Pour son retour officiel au Mans, Porsche n’a pas démérité avec son trio de choc composé de Richard Lietz, Fred Mako et Patrick Pilet. La #91 a bien occupé la tête en fonction des arrêts, mais un arrêt à l’entame du dernier quart d’heure (carburant + 2 pneus) alors que le podium était en vue
Cinq marques différentes dans le top 5 avec la 5e place de la Ferrari 488 GTE/AF Corse de Bird/Molina/Rigon.
JMW Motorsport fait parler la poudre en GTE-Am…

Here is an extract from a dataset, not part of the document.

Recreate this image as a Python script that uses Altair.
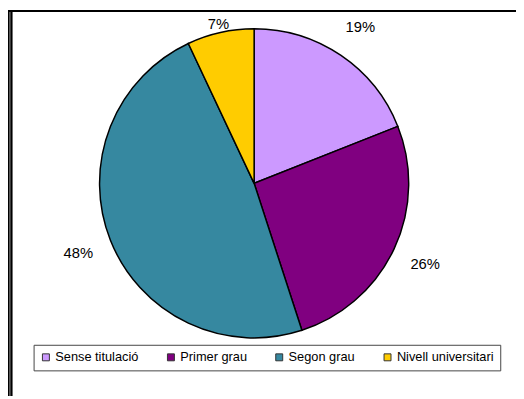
import altair as alt
import pandas as pd

categories = ["Sense titulació", "Primer grau", "Segon grau", "Nivell universitari"]
values = [19, 26, 48, 7]
labels = ["19%", "26%", "48%", "7%"]
colors = ["#CC99FF", "#800080", "#3688A0", "#FFCC00"]

df = pd.DataFrame({
    "cat": categories,
    "value": values,
    "label": labels,
    "idx": list(range(len(categories))),
})

base = alt.Chart(df)

pie = base.mark_arc(outerRadius=157, stroke="black", strokeWidth=1.5).encode(
    theta=alt.Theta("value:Q", stack=True),
    order=alt.Order("idx:Q"),
    color=alt.Color(
        "cat:N",
        scale=alt.Scale(domain=categories, range=colors),
        sort=categories,
        legend=alt.Legend(
            title=None,
            orient="none",
            legendX=26,
            legendY=339,
            direction="horizontal",
            symbolType="square",
            symbolSize=50,
            symbolStrokeColor="#333333",
            symbolStrokeWidth=1,
            labelFont="Liberation Sans",
            labelFontSize=13,
            labelColor="black",
            labelOffset=3,
            columnPadding=26,
            padding=6,
            strokeColor="#444444",
            fillColor="white",
        ),
    ),
)

text_big = base.mark_text(
    radius=192, font="Liberation Sans", fontSize=15, color="black"
).encode(
    theta=alt.Theta("value:Q", stack=True),
    order=alt.Order("idx:Q"),
    text="label:N",
    opacity=alt.condition("datum.value >= 10", alt.value(1), alt.value(0)),
)

text_small = base.mark_text(
    radius=166, font="Liberation Sans", fontSize=15, color="black"
).encode(
    theta=alt.Theta("value:Q", stack=True),
    order=alt.Order("idx:Q"),
    text="label:N",
    opacity=alt.condition("datum.value < 10", alt.value(1), alt.value(0)),
)

frame_top = base.mark_rule(color="black", strokeWidth=2).encode(
    x=alt.value(0), x2=alt.value(516), y=alt.value(0)
)
frame_left1 = base.mark_rule(color="black", strokeWidth=1.5).encode(
    x=alt.value(0.5), y=alt.value(0), y2=alt.value(391)
)
frame_left2 = base.mark_rule(color="black", strokeWidth=1.5).encode(
    x=alt.value(3.5), y=alt.value(0), y2=alt.value(391)
)

chart = (
    alt.layer(pie, text_big, text_small, frame_top, frame_left1, frame_left2)
    .properties(
        width=500,
        height=350,
        background="white",
        autosize=alt.AutoSizeParams(type="none"),
        padding={"left": 0, "top": 0, "right": 16, "bottom": 41},
    )
    .configure_view(stroke="transparent", strokeWidth=0)
)

chart.save("out.html", embed_options={"renderer": "svg", "actions": False})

C’est en GTE-Am que la course a été la plus sage. La Ferrari 488 GTE/JMW Motorsport de Dries Vanthoor, Will Stevens et Robert Smith s’est vite détachée du lot pour rafler la mise dès la première course de l’équipe britannique avec la 488 GTE. Le jeune Dries Vanthoor était venu pour découvrir Le Mans, il repart avec la victoire. Cette édition 2017 a vite vu la domination des GTE italiennes avec trois 488 sur le podium. A la peine en début de course, Marco Cioci, Aaron Scott et Duncan Cameron n’ont cessé de remonter dans la hiérarchie. Le trio de la #55 alignée par Spirit of Race a devancé celle de la Scuderia Corsa partagée par Townsend Bell, Bill Sweedler et Cooper MacNeil. On trouve même quatre 488 GTE dans le top 5 avec la 5e place de la #61 du Clearwater Racing de Mok Weng Sun, Matt Griffin et Keita Sawa. Seule l’Aston Martin Vantage GTE/TF Sport de Rob Bell, Salih Yoluc et Euan Hankey apporte un peu de diversité en se classant 4e.
L’Aston Martin Vantage GTE de Paul Dalla Lana, Mathias Lauda et Pedro Lamy avait un bon coup à jouer mais la machine s’est enrayée durant la nuit et la #98 n’a pu faire mieux que 8e.
On compte 11 abandons, dont 8 sur accident.